- Known for: Services to the Indigenous community

= Vanessa Elliott =

Vanessa Marie Elliott received an Order of Australia, for "significant service to the Indigenous community, to the mining industry, and to public administration" in June 2024. She is a non-executive board member on various First Nations stakeholder boards and has expertise in sustainable land management, with over twenty years experience in managing stakeholders from First Nations communities and the mining community in Western Australia's Kimberley area.

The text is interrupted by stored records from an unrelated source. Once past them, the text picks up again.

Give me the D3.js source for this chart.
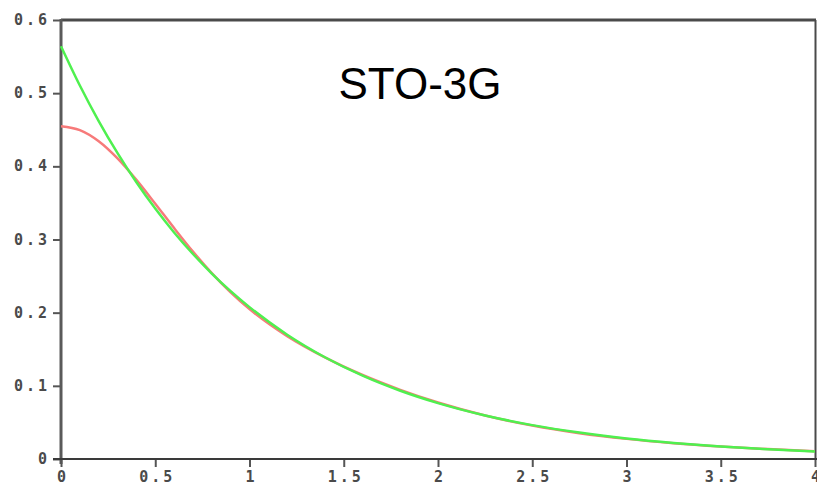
<!DOCTYPE html>
<html>
<head>
<meta charset="utf-8">
<script src="https://cdn.jsdelivr.net/npm/d3@7"></script>
<style>
  html, body { margin: 0; padding: 0; background: #fff; }
  svg { display: block; }
</style>
</head>
<body>
<svg id="chart" width="817" height="485"></svg>
<script>
// Radial distance r (bohr) sampled along the curves
const radius = [0, 0.1, 0.2, 0.3, 0.4, 0.5, 0.6, 0.7, 0.8, 0.9, 1.0, 1.2, 1.4, 1.6, 1.8, 2.0, 2.25, 2.5, 2.75, 3.0, 3.25, 3.5, 3.75, 4.0];
// Slater-type 1s orbital (green)
const slater = [0.5642, 0.5105, 0.4619, 0.4180, 0.3782, 0.3422, 0.3096, 0.2802, 0.2535, 0.2294, 0.2076, 0.1699, 0.1391, 0.1139, 0.0933, 0.0764, 0.0595, 0.0463, 0.0361, 0.0281, 0.0219, 0.0170, 0.0133, 0.0103];
// Contracted STO-3G Gaussian fit (red)
const sto3g = [0.4549, 0.4496, 0.4344, 0.4109, 0.3815, 0.3489, 0.3156, 0.2835, 0.2541, 0.2278, 0.2049, 0.1678, 0.1388, 0.1148, 0.0945, 0.0772, 0.0595, 0.0457, 0.0353, 0.0275, 0.0216, 0.0171, 0.0135, 0.0107];
const xTicks = [0, 0.5, 1, 1.5, 2, 2.5, 3, 3.5, 4];
const xTickLabels = ["0", "0.5", "1", "1.5", "2", "2.5", "3", "3.5", "4"];
const yTicks = [0, 0.1, 0.2, 0.3, 0.4, 0.5, 0.6];
const yTickLabels = ["0", "0.1", "0.2", "0.3", "0.4", "0.5", "0.6"];
const title = "STO-3G";

const svg = d3.select("#chart");
const plotLeft = 61, plotRight = 815, plotTop = 20, plotBottom = 459;

const x = d3.scaleLinear().domain([0, 4]).range([plotLeft, plotRight]);
const y = d3.scaleLinear().domain([0, 0.6]).range([plotBottom, plotTop]);

const tickFont = "'DejaVu Sans Mono', monospace";
const tickSpacing = 3;

// frame: top and right edges
svg.append("line").attr("x1", plotLeft).attr("x2", plotRight + 1).attr("y1", plotTop).attr("y2", plotTop)
  .attr("stroke", "#4a4a4a").attr("stroke-width", 3);
svg.append("line").attr("x1", plotRight + 0.5).attr("x2", plotRight + 0.5).attr("y1", plotTop).attr("y2", plotBottom)
  .attr("stroke", "#4a4a4a").attr("stroke-width", 2);

// y axis
const yAxis = d3.axisLeft(y).tickValues(yTicks).tickSize(8).tickPadding(3)
  .tickFormat((d, i) => yTickLabels[i]);
const gy = svg.append("g").attr("transform", `translate(${plotLeft},0)`).call(yAxis);
gy.select(".domain").remove();
gy.selectAll(".tick line").attr("stroke", "#555").attr("stroke-width", 2);
gy.selectAll(".tick text").attr("font-family", tickFont).attr("font-weight", "bold")
  .attr("font-size", 15).attr("letter-spacing", tickSpacing + "px").attr("fill", "#4a4a4a")
  .attr("dy", "0.3em");
svg.append("line").attr("x1", plotLeft).attr("x2", plotLeft).attr("y1", plotTop - 1).attr("y2", plotBottom + 5)
  .attr("stroke", "#5a5a5a").attr("stroke-width", 3);

// x axis
const xAxis = d3.axisBottom(x).tickValues(xTicks).tickSize(8).tickPadding(5)
  .tickFormat((d, i) => xTickLabels[i]);
const gx = svg.append("g").attr("transform", `translate(0,${plotBottom})`).call(xAxis);
gx.select(".domain").remove();
gx.selectAll(".tick line").attr("stroke", "#555").attr("stroke-width", 2);
gx.selectAll(".tick text").attr("font-family", tickFont).attr("font-weight", "bold")
  .attr("font-size", 15).attr("letter-spacing", tickSpacing + "px").attr("fill", "#4a4a4a")
  .attr("y", 23).attr("dy", 0).attr("dx", tickSpacing / 2);
svg.append("line").attr("x1", plotLeft - 8).attr("x2", plotRight + 2).attr("y1", plotBottom).attr("y2", plotBottom)
  .attr("stroke", "#3a3a3a").attr("stroke-width", 2);

// curves
const line = d3.line().x((d, i) => x(radius[i])).y(d => y(d)).curve(d3.curveMonotoneX);
svg.append("path").datum(sto3g).attr("d", line).attr("fill", "none")
  .attr("stroke", "#f77a7a").attr("stroke-width", 2.5);
svg.append("path").datum(slater).attr("d", line).attr("fill", "none")
  .attr("stroke", "#4ff04f").attr("stroke-width", 2.5);

// title
svg.append("text").attr("x", 420).attr("y", 99).attr("text-anchor", "middle")
  .attr("font-family", "'Liberation Sans', Arial, sans-serif").attr("font-size", 44)
  .attr("fill", "#000").text(title);
</script>
</body>
</html>
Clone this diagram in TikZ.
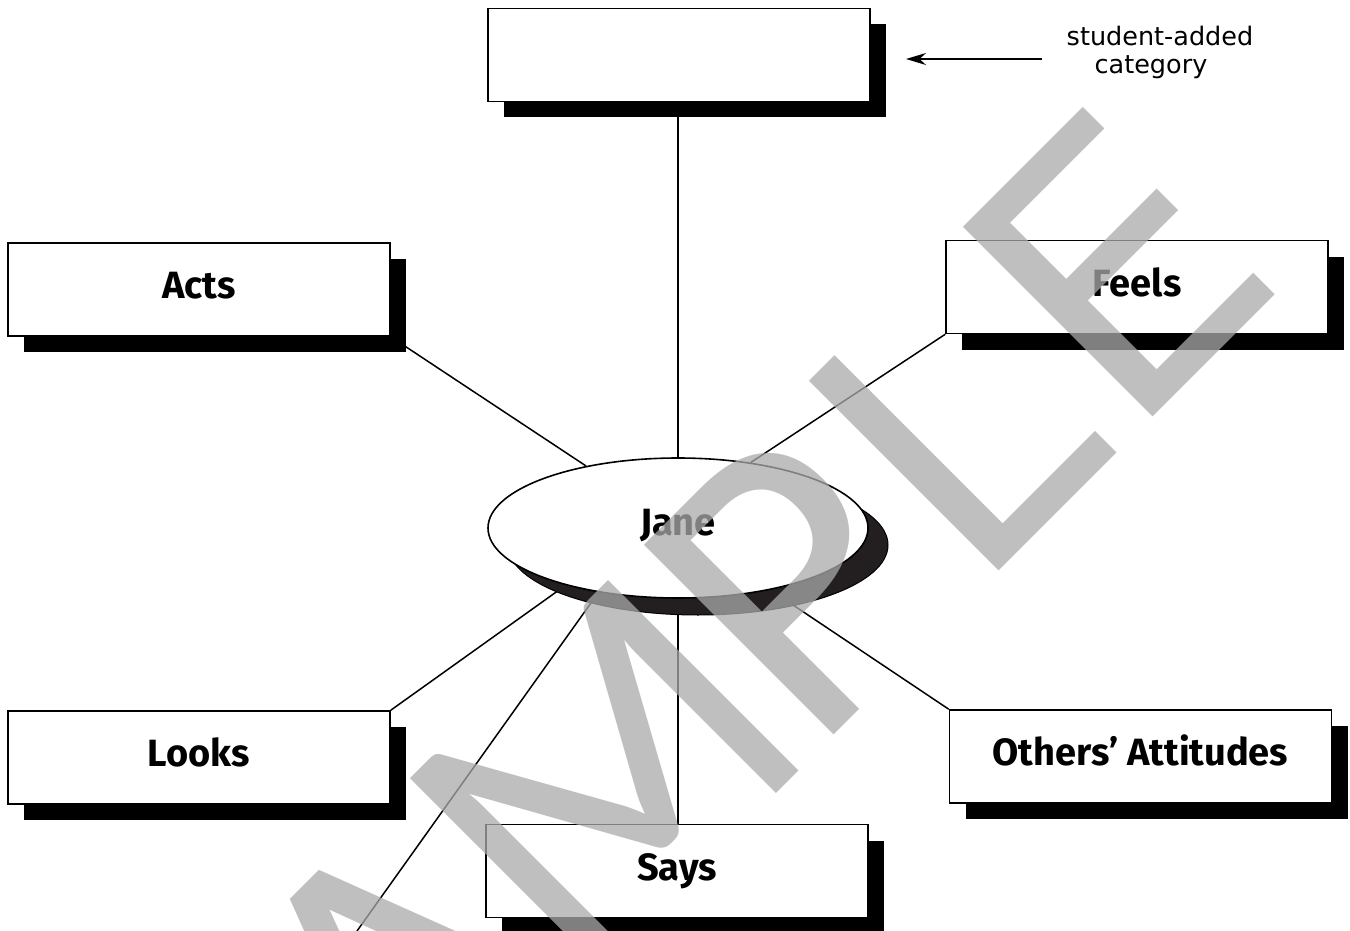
\documentclass[tikz,border=0pt]{standalone}
\usepackage{fontspec}
\setmainfont{Fira Sans}
\newfontfamily\wmfont{DejaVu Sans}
\newfontfamily\wmMfont{Lato}
\newfontfamily\notefont{DejaVu Sans}
\usetikzlibrary{shapes.geometric,shadows,arrows.meta}
\pgfdeclarelayer{bg}
\pgfsetlayers{bg,main}
\definecolor{shadowdark}{HTML}{231F20}
\definecolor{wmgray}{gray}{0.667}
\begin{document}
\begin{tikzpicture}[x=0.5pt,y=-0.5pt,
  catbox/.style={draw=black, line width=0.8pt, fill=white,
    minimum width=191pt, minimum height=46.5pt, inner sep=0pt,
    font=\bfseries\fontsize{19}{21}\selectfont, text height=13.1pt, text depth=4pt,
    drop shadow={shadow xshift=8pt, shadow yshift=-8pt, fill=black, opacity=1}},
  centre/.style={ellipse, draw=black, line width=0.8pt, fill=white,
    minimum width=190pt, minimum height=70pt, inner sep=0pt,
    font=\bfseries\fontsize{19}{21}\selectfont, text height=13.1pt, text depth=6pt,
    drop shadow={shadow xshift=10pt, shadow yshift=-8.5pt, fill=shadowdark, draw=black, line width=0.5pt, opacity=1}},
  link/.style={draw=black, line width=0.75pt},
  note/.style={font=\notefont\fontsize{12.75}{13.85}\selectfont, align=center, inner sep=0pt},
  wmletter/.style={text=wmgray, text opacity=0.75, rotate=45, anchor=center, inner sep=0pt,
    font=\wmfont\fontsize{184}{184}\selectfont},
  wmletterM/.style={wmletter, font=\wmMfont\fontsize{188}{188}\selectfont}
]
\useasboundingbox (0,0) rectangle (1350,931);
\begin{pgfonlayer}{bg}
  \fill[white] (0,0) rectangle (1350,931);
\end{pgfonlayer}

% nodes
\node[catbox] (top) at (679,55) {};
\node[catbox] (acts) at (199,289.5) {Acts};
\node[catbox] (feels) at (1137,287) {Feels};
\node[catbox] (looks) at (199,757.5) {Looks};
\node[catbox] (others) at (1140.5,756.5) {Others’ Attitudes};
\node[catbox] (says) at (677,871) {Says};
\node[centre] (jane) at (678,528) {Jane};

\node[note, anchor=north] (lbl) at (1160,25.6) {student-added\\category\rule{9pt}{0pt}};
\coordinate (arrstart) at (1042,59);
\coordinate (arrend) at (906,59);
\draw[line width=0.8pt, -{Stealth[length=10pt,width=6pt]}] (arrstart) -- (arrend);

\coordinate (free) at (357,931);

% connectors
\begin{pgfonlayer}{bg}
  \draw[link] (jane.north) -- (jane.north |- top.south);
  \draw[link] (acts.south east) -- (jane.146);
  \draw[link] (feels.south west) -- (jane.42.5);
  \draw[link] (looks.north east) -- (jane.207);
  \draw[link] (others.north west) -- (jane);
  \draw[link] (jane.south) -- (jane.south |- says.north);
  \draw[link] (jane.219) -- (free);
\end{pgfonlayer}

% watermark
\begin{scope}
  \clip (0,0) rectangle (1350,931);
  \node[wmletter] (wS) at (219,1161) {S};
  \node[wmletter] (wA) at (400,980) {A};
  \node[wmletterM] (wM) at (605,775) {M};
  \node[wmletter] (wP) at (792,587) {P};
  \node[wmletter] (wL) at (951,429) {L};
  \node[wmletter] (wE) at (1115,265) {E};
\end{scope}
\end{tikzpicture}
\end{document}
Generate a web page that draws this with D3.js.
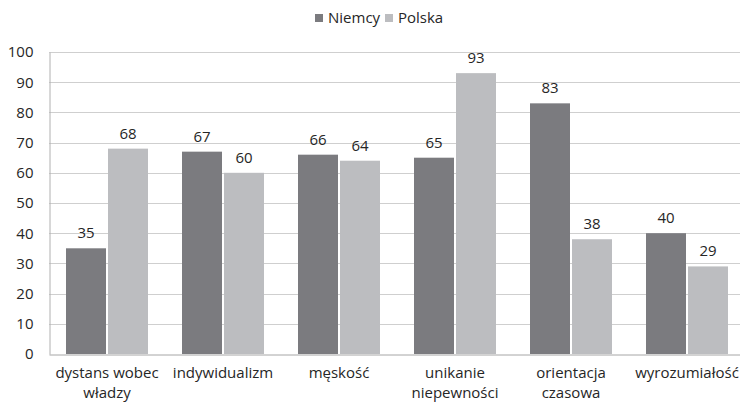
<!DOCTYPE html>
<html><head><meta charset="utf-8">
<script src="https://cdn.jsdelivr.net/npm/d3@7"></script>
<style>body{margin:0;background:#fff}svg{display:block}text{font-family:"Open Sans",sans-serif;fill:#262626}</style>
</head><body><svg id="c" width="740" height="403"></svg>
<script>
const categories = [["dystans wobec","władzy"],["indywidualizm"],["męskość"],["unikanie","niepewności"],["orientacja","czasowa"],["wyrozumiałość"]];
const seriesNames = ["Niemcy","Polska"];
const niemcy = [35,67,66,65,83,40];
const polska = [68,60,64,93,38,29];
const yTicks = [0,10,20,30,40,50,60,70,80,90,100];
const colors = ["#7b7b7f","#bcbdc0"];

const svg = d3.select("#c");
const mLeft = 49, mRight = 745, mTop = 52, mBottom = 354;
const x = d3.scaleBand().domain(d3.range(categories.length)).range([mLeft,mRight]);
const y = d3.scaleLinear().domain([0,100]).range([mBottom,mTop]);
const barW = 40, gap = 2;
const fs = 15;

// gridlines
svg.append("g").selectAll("line").data(yTicks.filter(d=>d>0)).join("line")
  .attr("x1",mLeft).attr("x2",mRight).attr("y1",d=>Math.round(y(d))+0.5).attr("y2",d=>Math.round(y(d))+0.5)
  .attr("stroke","#cfcfcf").attr("stroke-width",1);

// y axis
const yAxis = d3.axisLeft(y).tickValues(yTicks).tickSize(0).tickPadding(16);
const gy = svg.append("g").attr("transform",`translate(${mLeft+0.5},0)`).call(yAxis);
gy.select(".domain").attr("stroke","#b0b0b0");
gy.selectAll("text").attr("font-size",fs).attr("font-family","Open Sans").attr("fill","#262626");

// bars
const series = [niemcy, polska];
series.forEach((vals,si)=>{
  const g = svg.append("g");
  g.selectAll("rect").data(vals).join("rect")
    .attr("x",(d,i)=>x(i)+x.bandwidth()/2 - barW - gap/2 + si*(barW+gap))
    .attr("width",barW)
    .attr("y",d=>y(d)).attr("height",d=>y(0)-y(d))
    .attr("fill",colors[si]);
  g.selectAll("text").data(vals).join("text")
    .attr("x",(d,i)=>x(i)+x.bandwidth()/2 - barW/2 - gap/2 + si*(barW+gap))
    .attr("y",d=>y(d)-10).attr("text-anchor","middle").attr("font-size",fs).text(d=>d);
});

// x axis
const gx = svg.append("g").attr("transform",`translate(0,${mBottom+0.5})`)
  .call(d3.axisBottom(x).tickSize(0).tickFormat(()=>""));
gx.select(".domain").attr("stroke","#a6a6a6");
svg.append("g").selectAll("text").data(categories).join("text")
  .attr("x",(d,i)=>x(i)+x.bandwidth()/2).attr("y",378).attr("text-anchor","middle").attr("font-size",fs)
  .each(function(d){
    const t = d3.select(this);
    d.forEach((line,k)=>t.append("tspan").attr("x",t.attr("x")).attr("dy",k?20:0).text(line));
  });

// legend
const leg = svg.append("g");
const legX = [315, 385];
seriesNames.forEach((n,i)=>{
  leg.append("rect").attr("x",legX[i]).attr("y",14).attr("width",8).attr("height",8).attr("fill",colors[i]);
  leg.append("text").attr("x",legX[i]+13).attr("y",23).attr("font-size",fs).text(n);
});
</script></body></html>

== Early life and career ==
Elliott is from the Kimberley region of Western Australia and also a Jaru woman. She has worked in negotiations for Native Title projects, with facilitating dialogues between various stakeholders around mine expansion projects, as well as communicating amongst mining industry and First Nations infrastructure projects. Elliott was on the 2014 committee for Australian Indigenous Women in Mining.

Elliott has worked in Land Access Agreements, between First Nations communities, as well as Social Impact Assessments. She runs her own consulting company in Perth.

Elliott has worked in community development and indigenous affairs. She joined the Indigenous Board of Australia in 2020. She is also on the board of the Cooperative Research Centre for Transformations in Mining Economics.

She was also appointed to the Northern Australia Infrastructure Facility (NAIF) board, which provides infrastructure and financial assistance to First Nations people. She is an Independent Non-Executive Director, and speaker on topics including 'Developing Better Indigenous Partnerships', and sharing prosperity between First Nations people and industry.

When awarded the Order of Australia, she said,It's very important as First Nations people that we get to decide who we are and that we should never embody shame. We should never be ashamed, and we should never tell anyone shame job on you that we have a right to be the kind of people that we want to be.

== Awards ==

- 2024 – Member of the Order of Australia.
- 2021 – John Curtin Medal.
- 2011 – 100 Most Influential women in WA.
- 2000 – National NAIDOC Young person of the year.